The answer to this question is as simple as you seem to think it is. Let's consider the case of two spatial dimensions for simplicity. Let's take our object to be moving inertially without rotation, and we choose a frame co-moving with the object. Additionally, lets choose our origin to be at the center of mass of the object.

Now suppose we apply an impulse $\mathbf{J}$. If the mass of the object is $m$, Newton's laws tell us the final center of mass velocity of the object must be $\mathbf{J}/m$. This tells us the translational part.

Next we consider the rotation. We know the angular impulse will depend on the place where the force is applied to the object. If the force is applied a position $\mathbf{r}$ and the object has moment of inertia $I$, then the angular impulse $K$ will be $\mathbf{r} \wedge \mathbf{J}$. (The wedge is basically a cross product). The resulting angular velocity about the center of mass is then $K/I$.
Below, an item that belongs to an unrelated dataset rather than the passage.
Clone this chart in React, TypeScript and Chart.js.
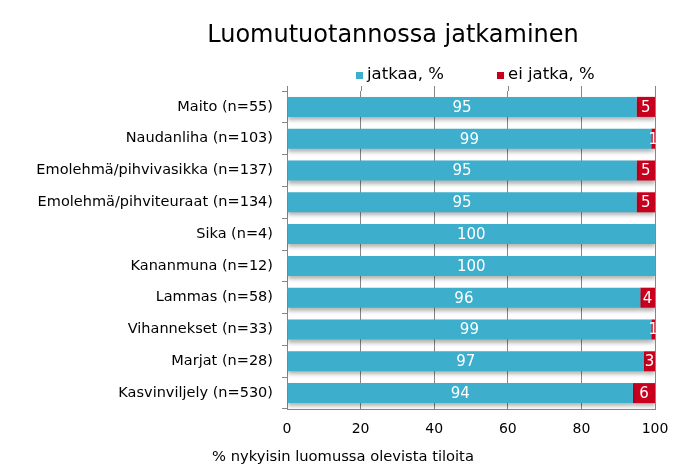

Your last question makes me think your intuition isn't that good. You say how much of the force becomes rotation and how much becomes translation. It doesn't work like that. All of the force goes into translation and all of the force goes into rotation. If you had a fixed amount of impulse you could generate and wanted to make a bigger rotational speed, you wouldn't have to sacrifice translational speed. In fact, you couldn't sacrifice translational speed---it will always be $J/m$. The only way you could get more rotational speed is by using a bigger lever arm, which doesn't affect the translational speed.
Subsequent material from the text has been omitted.